Il y a également la question du son multiple, du son en nombre qui m’a toujours intéressé. Xenakis s’il est venu à ça c’est qu’il a eu des chocs émotionnels lors de bombardements à Athènes. On est là dans une situation hors norme, inouïe, ingérable au niveau psychique. Ça rejoint pour moi des phénomènes de noise ou de sons beaucoup trop forts, où l’organisme se retrouve choqué. J’ai une certaine fascination pour ça, qui ne s’est pas transformé, ce n’est pas là où j’ai trouvé ma musique. La singularité de ce que j’ai pu produire est plutôt à l’inverse, dans la subtilité de sons très faibles, éventuellement avec une multiplicité de sources et de supports. J’ai eu une démarche très monophonique pendant toute une période, je n’associait pas les sons ensemble mais les uns après les autres, comme un collier de perles de sons. J’aime toujours ça mais j’essaie aujourd’hui davantage d’associer des sons en même temps et de respecter leur existence. Je teste leur association, est-ce que ça crée quelque chose ou pas, est-ce qu’il vont ne faire qu’un, être plusieurs ? C’est une façon aussi de leur laisser la place, je les aime beaucoup pour ce qu’ils sont et j’essaie de leur donner leur place. Je le développe de plus en plus et en effet avec l’improvisation, ca me permet ça. Ca nécessite une grande écoute, d’être physiquement très engagé, produire des sons les uns sur les autres. Je peux revenir en arrière, me dire que ce n’est pas ça ce que je veux. Je vais alors retrouver une certaine lenteur dans la construction et la production de sons, qui va leur permettre vraiment d’exister. Quand j’arrive à faire ça, je comprends que je suis juste.
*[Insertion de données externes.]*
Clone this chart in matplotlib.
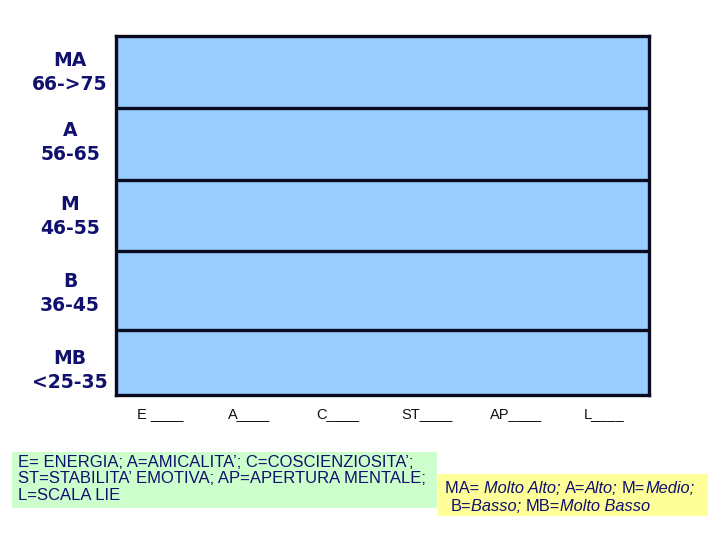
import matplotlib.pyplot as plt
from matplotlib.patches import Rectangle

# score bands, bottom to top
bands = ['MB\n<25-35', 'B\n36-45', 'M\n46-55', 'A\n56-65', 'MA\n66->75']
band_edges = [0, 18, 40, 60, 80, 100]
label_pos = [8, 29.5, 51, 71.5, 91]
scales = ['E ____', 'A____', 'C____', 'ST____', 'AP____', 'L____']

legend_scales = ("E= ENERGIA; A=AMICALITA\u2019; C=COSCIENZIOSITA\u2019;\n"
                 "ST=STABILITA\u2019 EMOTIVA; AP=APERTURA MENTALE;\n"
                 "L=SCALA LIE")
legend_levels = [
    [('MA= ', 'normal'), ('Molto Alto; ', 'italic'), ('A=', 'normal'),
     ('Alto; ', 'italic'), ('M=', 'normal'), ('Medio;', 'italic')],
    [('B=', 'normal'), ('Basso; ', 'italic'), ('MB=', 'normal'),
     ('Molto Basso', 'italic')],
]

navy = '#10106e'
dark = '#0a0a20'

fig = plt.figure(figsize=(7.2, 5.4), dpi=100)
ax = fig.add_axes([0.161, 0.2685, 0.740, 0.6645])
ax.set_facecolor('#99ccff')
ax.set_xlim(0, len(scales))
ax.set_ylim(band_edges[0], band_edges[-1])

for y in band_edges[1:-1]:
    ax.axhline(y, color=dark, lw=2.4)
for s in ax.spines.values():
    s.set_color(dark)
    s.set_linewidth(2.4)

ax.set_yticks(label_pos)
ax.set_yticklabels(bands, fontsize=13.5, fontweight='bold', color=navy,
                   family='DejaVu Sans', linespacing=1.3)
for t in ax.get_yticklabels():
    t.set_ha('center')
    t.set_multialignment('center')
ax.tick_params(axis='y', length=0, pad=33)

ax.set_xticks([i + 0.5 for i in range(len(scales))])
ax.set_xticklabels(scales, fontsize=10.5, color='#101010',
                   family='Liberation Sans')
ax.tick_params(axis='x', length=0, pad=8.5)

# green box with scale names
fig.patches.append(Rectangle((0.0167, 0.059), 0.590, 0.104,
                             transform=fig.transFigure,
                             fc='#ccffcc', ec='none', zorder=0))
fig.text(0.025, 0.158, legend_scales, fontsize=12, color=navy,
         family='Liberation Sans', linespacing=1.15, va='top')

# yellow box with mixed regular/italic pieces
fig.patches.append(Rectangle((0.608, 0.044), 0.375, 0.078,
                             transform=fig.transFigure,
                             fc='#ffff99', ec='none', zorder=0))
row_start = [0.618, 0.626]
row_y = [0.087, 0.054]
fig.canvas.draw()
r = fig.canvas.get_renderer()
for x0, y, row in zip(row_start, row_y, legend_levels):
    x = x0 * fig.bbox.width
    for txt, style in row:
        t = fig.text(x / fig.bbox.width, y, txt, fontsize=11.8, color=navy,
                     family='Liberation Sans', style=style,
                     ha='left', va='baseline')
        x += t.get_window_extent(r).width

fig.savefig('out.png', dpi=100)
Je suis toujours dans le questionnement de ce que je produis et je me permets de tout effacer tout le temps pour revenir où j’en suis. C’est très théorique ce que je suis en train de décrire, c’est ce que j’ai dans la tête au moment où je le produis. C’est toute la question de la réalité sonore, qui elle n’est pas théorique, elle est bien physique. Ca me renvoie aussi à mon questionnement sur l’écriture qui est porteuse de fantasmes. Une partition Fluxus c’est super, parce qu’il y pas forcément besoin de la réaliser. Elle emmène quelque chose qui est pourtant sonore. Quand il y a une partition qui dit « prenez une hache et détruisez ce piano » on n’a pas besoin de le faire, on est déjà dans le son du piano, de ce que c’est au niveau social bien sûr. Je me suis posé beaucoup de questions sur la structuration d’une pièce musicale, comment je la structure, avec des éléments fixés sur le papier, de façon auditive. Est-ce je fixe des sons, des intentions, de l’ordre de la partition traditionnelle ? Produire des notes, un doigt sur une corde, sur une touche de piano, c’est des actions physiques traduites dans une partition. A aucun moment ce ne sont des sons. C’est le XXème siècle qui amène des partitions non directives pour un interprète, graphiques, totalement libres dans l’interprétation qu’on peut en faire. On a tout de même une idée de temporalité, de hauteurs et après c’est très très libre. Il s’agit de sons décrits plus que d’actions physiques. Dans ma pratique de la composition, je me sens très proche de Michel Chion qui défend la composition de musique concrète sans support écrit, en se disant quand je suis auditeur j’ai pas de papier, pas de crayon, quelle légitimité on peut donner à une écriture ? Ce qui compte c’est le sonore dans le temps, ce qui va faire qu’on sent que c’est structuré, c’est notre mémoire. C’est la mémoire qui est le plus important. Si une pièce est trop longue, on va peut-être perdre la mémoire de comment ça s’est déroulé, qu’est ce qui s’est passé pendant le temps de cette pièce. La mémoire, il faut qu’elle soit tout le temps active dans l’écoute, pour nous permettre de voir une micro-évolution à l’intérieur d’une forme. Et une mémoire à plus long terme pour ressentir des phases d’ouverture, de développement. Ce rapport à la mémoire perçue me fascine et a une conséquence directe sur comment je compose.